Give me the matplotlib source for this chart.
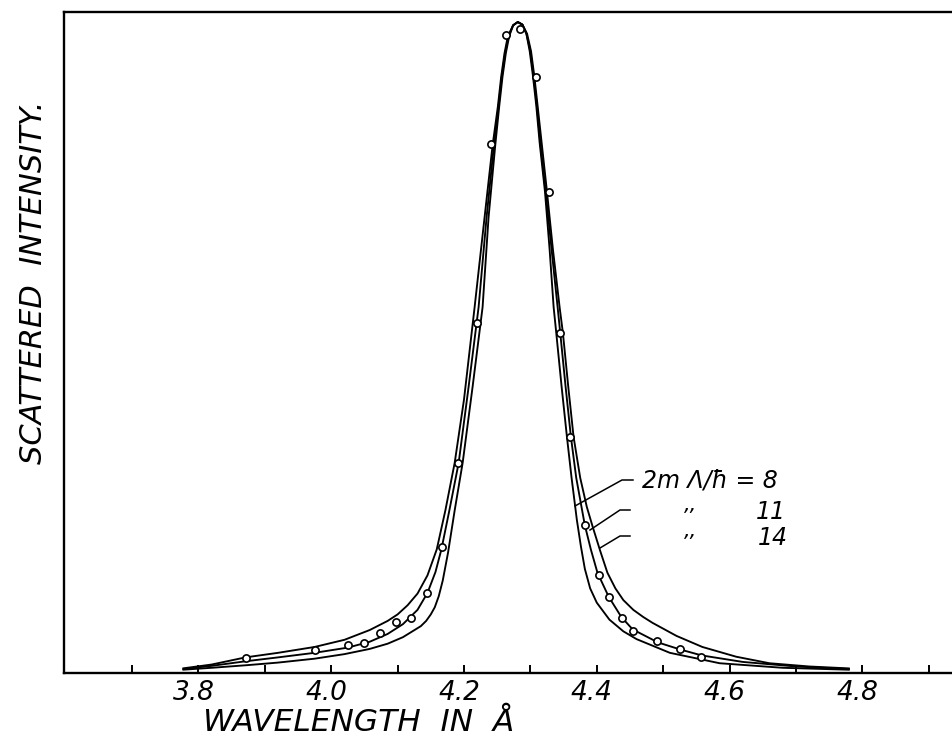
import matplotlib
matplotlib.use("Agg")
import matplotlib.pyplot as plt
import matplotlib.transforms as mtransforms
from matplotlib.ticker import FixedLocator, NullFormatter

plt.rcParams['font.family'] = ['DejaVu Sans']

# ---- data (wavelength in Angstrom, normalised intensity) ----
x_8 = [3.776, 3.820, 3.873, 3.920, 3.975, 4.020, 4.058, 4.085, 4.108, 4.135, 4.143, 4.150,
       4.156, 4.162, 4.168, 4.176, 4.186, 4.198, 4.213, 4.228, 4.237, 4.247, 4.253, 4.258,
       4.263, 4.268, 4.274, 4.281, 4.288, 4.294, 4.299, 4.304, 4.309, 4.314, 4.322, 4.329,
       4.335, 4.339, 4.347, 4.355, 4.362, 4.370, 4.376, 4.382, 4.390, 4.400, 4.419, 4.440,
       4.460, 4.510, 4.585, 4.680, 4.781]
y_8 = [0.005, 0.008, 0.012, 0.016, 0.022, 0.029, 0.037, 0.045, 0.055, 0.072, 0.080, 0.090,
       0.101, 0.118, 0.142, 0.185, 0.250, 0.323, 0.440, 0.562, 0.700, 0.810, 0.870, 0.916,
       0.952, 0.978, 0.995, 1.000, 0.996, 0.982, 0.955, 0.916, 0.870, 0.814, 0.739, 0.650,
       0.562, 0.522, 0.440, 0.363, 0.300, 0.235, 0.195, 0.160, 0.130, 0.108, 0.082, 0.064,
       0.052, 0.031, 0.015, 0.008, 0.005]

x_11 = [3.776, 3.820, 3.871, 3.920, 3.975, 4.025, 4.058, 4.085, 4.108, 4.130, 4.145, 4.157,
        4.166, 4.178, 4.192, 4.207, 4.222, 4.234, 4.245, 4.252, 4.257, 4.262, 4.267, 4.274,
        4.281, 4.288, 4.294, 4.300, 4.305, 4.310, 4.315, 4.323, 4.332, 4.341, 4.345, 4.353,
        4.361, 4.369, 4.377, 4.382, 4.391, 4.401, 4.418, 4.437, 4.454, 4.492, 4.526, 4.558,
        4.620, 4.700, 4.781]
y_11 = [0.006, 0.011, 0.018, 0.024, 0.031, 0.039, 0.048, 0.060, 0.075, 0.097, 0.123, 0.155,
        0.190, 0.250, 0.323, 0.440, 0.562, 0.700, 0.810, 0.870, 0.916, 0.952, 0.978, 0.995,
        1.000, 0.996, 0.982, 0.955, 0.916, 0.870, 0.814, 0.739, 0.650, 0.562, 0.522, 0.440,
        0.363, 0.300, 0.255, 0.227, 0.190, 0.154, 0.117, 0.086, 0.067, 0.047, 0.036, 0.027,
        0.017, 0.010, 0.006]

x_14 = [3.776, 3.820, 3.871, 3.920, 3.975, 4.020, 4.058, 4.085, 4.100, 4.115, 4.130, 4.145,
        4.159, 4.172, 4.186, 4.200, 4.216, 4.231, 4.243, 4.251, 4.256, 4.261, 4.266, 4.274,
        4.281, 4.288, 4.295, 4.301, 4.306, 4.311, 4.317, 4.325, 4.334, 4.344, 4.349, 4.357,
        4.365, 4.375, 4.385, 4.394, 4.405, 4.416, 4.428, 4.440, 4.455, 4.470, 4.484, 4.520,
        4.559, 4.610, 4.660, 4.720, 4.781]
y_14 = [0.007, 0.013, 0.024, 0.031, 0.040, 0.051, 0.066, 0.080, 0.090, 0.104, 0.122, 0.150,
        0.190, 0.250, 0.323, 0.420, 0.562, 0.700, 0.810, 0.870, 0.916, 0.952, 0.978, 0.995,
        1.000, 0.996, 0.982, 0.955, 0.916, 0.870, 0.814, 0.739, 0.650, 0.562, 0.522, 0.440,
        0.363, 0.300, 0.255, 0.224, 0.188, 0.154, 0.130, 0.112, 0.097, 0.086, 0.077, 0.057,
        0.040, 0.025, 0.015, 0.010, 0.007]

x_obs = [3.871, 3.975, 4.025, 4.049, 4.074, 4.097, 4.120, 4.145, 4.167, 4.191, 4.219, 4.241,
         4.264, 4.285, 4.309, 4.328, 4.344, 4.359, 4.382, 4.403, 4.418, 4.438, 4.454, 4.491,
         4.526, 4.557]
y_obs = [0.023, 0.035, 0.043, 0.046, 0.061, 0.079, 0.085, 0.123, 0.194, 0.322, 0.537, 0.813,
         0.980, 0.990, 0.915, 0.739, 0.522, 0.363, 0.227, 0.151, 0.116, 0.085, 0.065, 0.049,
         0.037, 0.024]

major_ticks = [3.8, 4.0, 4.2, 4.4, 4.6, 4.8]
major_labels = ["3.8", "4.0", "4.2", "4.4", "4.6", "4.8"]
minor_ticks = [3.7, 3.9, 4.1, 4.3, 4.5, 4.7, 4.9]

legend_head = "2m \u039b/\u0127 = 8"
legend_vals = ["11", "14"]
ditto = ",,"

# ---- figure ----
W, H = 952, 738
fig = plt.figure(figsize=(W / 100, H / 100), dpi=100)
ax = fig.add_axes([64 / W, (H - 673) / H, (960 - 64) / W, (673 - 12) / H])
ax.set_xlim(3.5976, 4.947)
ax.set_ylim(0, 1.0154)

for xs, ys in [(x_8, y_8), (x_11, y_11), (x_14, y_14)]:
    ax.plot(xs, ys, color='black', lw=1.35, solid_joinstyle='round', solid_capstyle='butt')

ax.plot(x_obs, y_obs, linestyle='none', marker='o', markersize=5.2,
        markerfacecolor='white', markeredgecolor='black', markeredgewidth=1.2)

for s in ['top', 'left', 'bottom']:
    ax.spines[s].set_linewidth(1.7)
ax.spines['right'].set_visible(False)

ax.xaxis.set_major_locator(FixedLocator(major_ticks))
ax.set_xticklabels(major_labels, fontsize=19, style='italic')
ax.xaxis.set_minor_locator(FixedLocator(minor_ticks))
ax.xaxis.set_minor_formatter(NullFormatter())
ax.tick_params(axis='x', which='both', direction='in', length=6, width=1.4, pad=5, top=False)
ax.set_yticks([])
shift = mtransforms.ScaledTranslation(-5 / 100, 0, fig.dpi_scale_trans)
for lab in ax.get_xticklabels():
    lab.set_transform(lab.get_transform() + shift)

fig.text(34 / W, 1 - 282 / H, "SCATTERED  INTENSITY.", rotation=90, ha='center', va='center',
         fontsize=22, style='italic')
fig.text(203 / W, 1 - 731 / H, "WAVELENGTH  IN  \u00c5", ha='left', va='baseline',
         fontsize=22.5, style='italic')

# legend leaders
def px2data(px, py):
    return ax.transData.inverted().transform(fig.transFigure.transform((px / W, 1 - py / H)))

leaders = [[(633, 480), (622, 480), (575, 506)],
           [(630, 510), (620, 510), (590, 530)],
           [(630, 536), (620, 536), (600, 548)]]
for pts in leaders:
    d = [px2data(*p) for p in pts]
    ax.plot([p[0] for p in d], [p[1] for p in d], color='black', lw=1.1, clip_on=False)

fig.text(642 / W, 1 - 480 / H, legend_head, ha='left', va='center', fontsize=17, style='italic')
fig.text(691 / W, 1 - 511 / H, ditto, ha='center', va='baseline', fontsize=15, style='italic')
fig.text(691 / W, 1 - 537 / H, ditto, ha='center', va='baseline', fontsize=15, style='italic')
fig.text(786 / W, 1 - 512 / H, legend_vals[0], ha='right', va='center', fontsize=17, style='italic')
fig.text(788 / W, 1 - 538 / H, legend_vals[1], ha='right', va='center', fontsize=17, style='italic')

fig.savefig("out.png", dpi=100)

·····

Leave out the pictures and repeat exactly the lines from the start of the material through the line that contains "plt.rcParams['font.family'] = ['DejaVu Sans']", both included.

→ **Full response**
Give me the matplotlib source for this chart.
import matplotlib
matplotlib.use("Agg")
import matplotlib.pyplot as plt
import matplotlib.transforms as mtransforms
from matplotlib.ticker import FixedLocator, NullFormatter

plt.rcParams['font.family'] = ['DejaVu Sans']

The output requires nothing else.